Anfang der siebziger Jahre dringen in der englischsprachigen Welt eigentümliche Berichte an eine verwunderte Öffentlichkeit: Zunächst nur wenige, dann Hunderte und schließlich Tausende von Menschen behaupten, sie seien des nachts auf einsamer Landstraße oder sogar aus ihrem Schlafzimmer heraus gekidnapped und zum Opfer grauenvoller Experimente gemacht worden. Die Täter: außerirdische Eindringlinge - technisch weit überlegen, dabei aber erschreckend skrupellos.

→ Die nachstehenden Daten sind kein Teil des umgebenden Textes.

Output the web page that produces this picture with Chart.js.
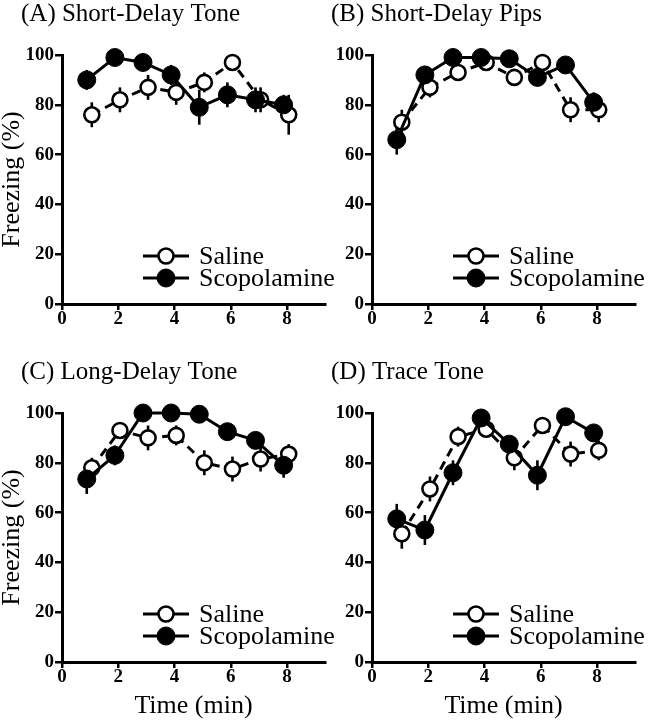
<!DOCTYPE html>
<html>
<head>
<meta charset="utf-8">
<script src="https://cdn.jsdelivr.net/npm/chart.js@4.4.1/dist/chart.umd.min.js"></script>
<style>
  html, body { margin: 0; padding: 0; background: #fff; }
  #wrap { position: relative; width: 650px; height: 720px; overflow: hidden; }
  canvas { position: absolute; }
</style>
</head>
<body>
<div id="wrap">
  <canvas id="chartA" width="340" height="330" style="left:0;top:0"></canvas>
  <canvas id="chartB" width="340" height="330" style="left:310px;top:0"></canvas>
  <canvas id="chartC" width="340" height="362" style="left:0;top:358px"></canvas>
  <canvas id="chartD" width="340" height="362" style="left:310px;top:358px"></canvas>
</div>
<script>
// time bins and axis ticks
const minutes = [1, 2, 3, 4, 5, 6, 7, 8];
const xTicks = [0, 2, 4, 6, 8];
const yTicks = [0, 20, 40, 60, 80, 100];
const seriesNames = ["Saline", "Scopolamine"];

// (A) Short-Delay Tone
const salineA = [76, 82, 87, 85, 89, 97, 82, 76];
const salineErrA = [5, 5, 5, 5, 4, 3, 5, 8];
const scopA = [90, 99, 97, 92, 79, 84, 82, 80];
const scopErrA = [4, 2, 3, 4, 7, 5, 5, 4];

// (B) Short-Delay Pips
const salineB = [73, 87, 93, 97, 91, 97, 78, 78];
const salineErrB = [5, 4, 3, 2, 3, 2, 5, 5];
const scopB = [66, 92, 99, 99, 98.5, 91, 96, 81];
const scopErrB = [6, 3, 2, 2, 2, 3, 2, 4];

// (C) Long-Delay Tone
const salineC = [78, 93, 90, 91, 80, 77.5, 81.5, 83.5];
const salineErrC = [4, 3, 5, 4, 5, 5, 5, 4];
const scopC = [73.5, 83, 100, 100, 99.5, 92.5, 89, 79];
const scopErrC = [6, 4, 2, 2, 2, 3, 3, 5];

// (D) Trace Tone
const salineD = [51.5, 69.5, 90.5, 93.5, 82, 95, 83.5, 85];
const salineErrD = [6, 5, 4, 3, 5, 3, 5, 4];
const scopD = [57.5, 53, 76, 98, 87.5, 75, 98.5, 92];
const scopErrD = [6, 6, 5, 2, 3, 6, 2, 3];

// small horizontal nudge so the two groups don't sit on top of each other
const salineShift = 0.06;
const scopShift = -0.12;

const SERIF = '"Liberation Serif", "Times New Roman", serif';

// error bars, panel title and the in-plot legend
const panelExtras = {
  id: "panelExtras",
  beforeDatasetsDraw(chart) {
    const ctx = chart.ctx, xs = chart.scales.x, ys = chart.scales.y;
    ctx.save();
    ctx.strokeStyle = "#000";
    ctx.lineWidth = 2.6;
    chart.data.datasets.forEach(ds => {
      ds.data.forEach((p, i) => {
        const px = xs.getPixelForValue(p.x);
        ctx.beginPath();
        ctx.moveTo(px, ys.getPixelForValue(p.y - ds.errors[i]));
        ctx.lineTo(px, ys.getPixelForValue(p.y + ds.errors[i]));
        ctx.stroke();
      });
    });
    ctx.restore();
  },
  afterDraw(chart, args, opts) {
    const ctx = chart.ctx, area = chart.chartArea;
    ctx.save();
    ctx.fillStyle = "#000";
    ctx.font = "25px " + SERIF;
    ctx.textBaseline = "alphabetic";
    ctx.fillText(opts.title, 21, area.top - 34);

    ctx.font = "26px " + SERIF;
    chart.data.datasets.forEach((ds, i) => {
      const y = area.bottom - (i === 0 ? 48 : 26);
      ctx.strokeStyle = "#000";
      ctx.lineWidth = 3;
      ctx.setLineDash([]);
      ctx.beginPath();
      ctx.moveTo(area.left + 81, y);
      ctx.lineTo(area.left + 127, y);
      ctx.stroke();
      ctx.beginPath();
      ctx.lineWidth = ds.pointBorderWidth;
      ctx.arc(area.left + 104, y, ds.pointRadius, 0, Math.PI * 2);
      ctx.fillStyle = ds.pointBackgroundColor;
      ctx.fill();
      ctx.stroke();
      ctx.fillStyle = "#000";
      ctx.fillText(ds.label, area.left + 137, y + 8);
    });
    ctx.restore();
  }
};

function makePanel(id, title, saline, salineErr, scop, scopErr, showYTitle, showXTitle, xAxisHeight) {
  const tickFont = { family: SERIF, size: 19, weight: "bold" };
  const titleFont = { family: SERIF, size: 26, lineHeight: 1.2 };
  const axisGrid = {
    display: true, drawOnChartArea: false, drawTicks: true,
    color: "#000", tickColor: "#000", lineWidth: 2.5, tickWidth: 2.5, tickLength: 7
  };
  new Chart(document.getElementById(id), {
    type: "line",
    data: {
      datasets: [
        {
          label: seriesNames[0],
          data: minutes.map((m, i) => ({ x: m + salineShift, y: saline[i] })),
          errors: salineErr,
          borderColor: "#000", borderWidth: 3, borderDash: [9, 6],
          pointRadius: 7.5, pointBorderWidth: 2.6,
          pointBackgroundColor: "#fff", pointBorderColor: "#000",
          clip: false, order: 2
        },
        {
          label: seriesNames[1],
          data: minutes.map((m, i) => ({ x: m + scopShift, y: scop[i] })),
          errors: scopErr,
          borderColor: "#000", borderWidth: 3,
          pointRadius: 9, pointBorderWidth: 1,
          pointBackgroundColor: "#000", pointBorderColor: "#000",
          clip: false, order: 1
        }
      ]
    },
    options: {
      responsive: false,
      animation: false,
      devicePixelRatio: 1,
      layout: { padding: { top: 55, right: 15, left: 0, bottom: 0 } },
      plugins: {
        legend: { display: false },
        tooltip: { enabled: false },
        panelExtras: { title: title }
      },
      scales: {
        x: {
          type: "linear", min: 0, max: 9.35,
          afterBuildTicks: s => { s.ticks = xTicks.map(v => ({ value: v })); },
          afterFit: s => { s.height = xAxisHeight; },
          border: { display: true, color: "#000", width: 3 },
          grid: Object.assign({}, axisGrid, { tickLength: 6 }),
          ticks: { color: "#000", font: tickFont, padding: -2, maxRotation: 0 },
          title: { display: showXTitle, text: "Time (min)", color: "#000", font: titleFont, padding: { top: 0, bottom: -2 } }
        },
        y: {
          type: "linear", min: 0, max: 100,
          afterBuildTicks: s => { s.ticks = yTicks.map(v => ({ value: v })); },
          afterFit: s => { s.width = 62; },
          border: { display: true, color: "#000", width: 3 },
          grid: axisGrid,
          ticks: { color: "#000", font: tickFont, padding: 1 },
          title: { display: showYTitle, text: "Freezing (%)", color: "#000", font: titleFont, padding: { top: -3, bottom: 0 } }
        }
      }
    },
    plugins: [panelExtras]
  });
}

makePanel("chartA", "(A) Short-Delay Tone", salineA, salineErrA, scopA, scopErrA, true, false, 26);
makePanel("chartB", "(B) Short-Delay Pips", salineB, salineErrB, scopB, scopErrB, false, false, 26);
makePanel("chartC", "(C) Long-Delay Tone", salineC, salineErrC, scopC, scopErrC, true, true, 58);
makePanel("chartD", "(D) Trace Tone", salineD, salineErrD, scopD, scopErrD, false, true, 58);
</script>
</body>
</html>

Michael Schetsche beschreibt in seinem Ausatz das Phänomen der Entführungserzählungen sowie verschiedene wissenschaftliche Erklärungsansätze und erwägt deren Erklärungskraft. Er geht speziell auf das sogenannte "False Memory Syndrome" ein, also auf die Annahme "falscher" Wiedererinnerungen, die durch Regressionshypnose im Kontext von therapeutischen Sitzungen zutage treten. Doch auch diese, auf iatrogene Prozesse abstellende Erklärung hat Defizite hinsichtlich des kollektiven Status des Phänomens. Diese legen eine nähere Untersuchung der fiktionalen und dokumentarischen Medienformate nahe, in denen die Entführungserzählung verbreitet wird. In Ergänzung der These vom iatrogenen Ursprung der Entführungserinnerungen durch medienwissenschaftliche Befunde stellt er ein neues, multifaktorielles Erklärungsmodell vor, in dem 'Entführungen durch Außerirdische' als gleichermaßen individuelles wie kollektives, fiktives wie reales Phantom-Phänomen bestimmt werden.
Der Aufsatz beruht auf einem bisher noch unveröffentlichten Manuskriptes eines Vortrags, den Michael Schetsche im Herbst 2003 auf der Tagung der Wissenschaftlichen Gesellschaft zur Förderung der Parapsychologie e.V. (WGFP) in Offenburg gehalten hat.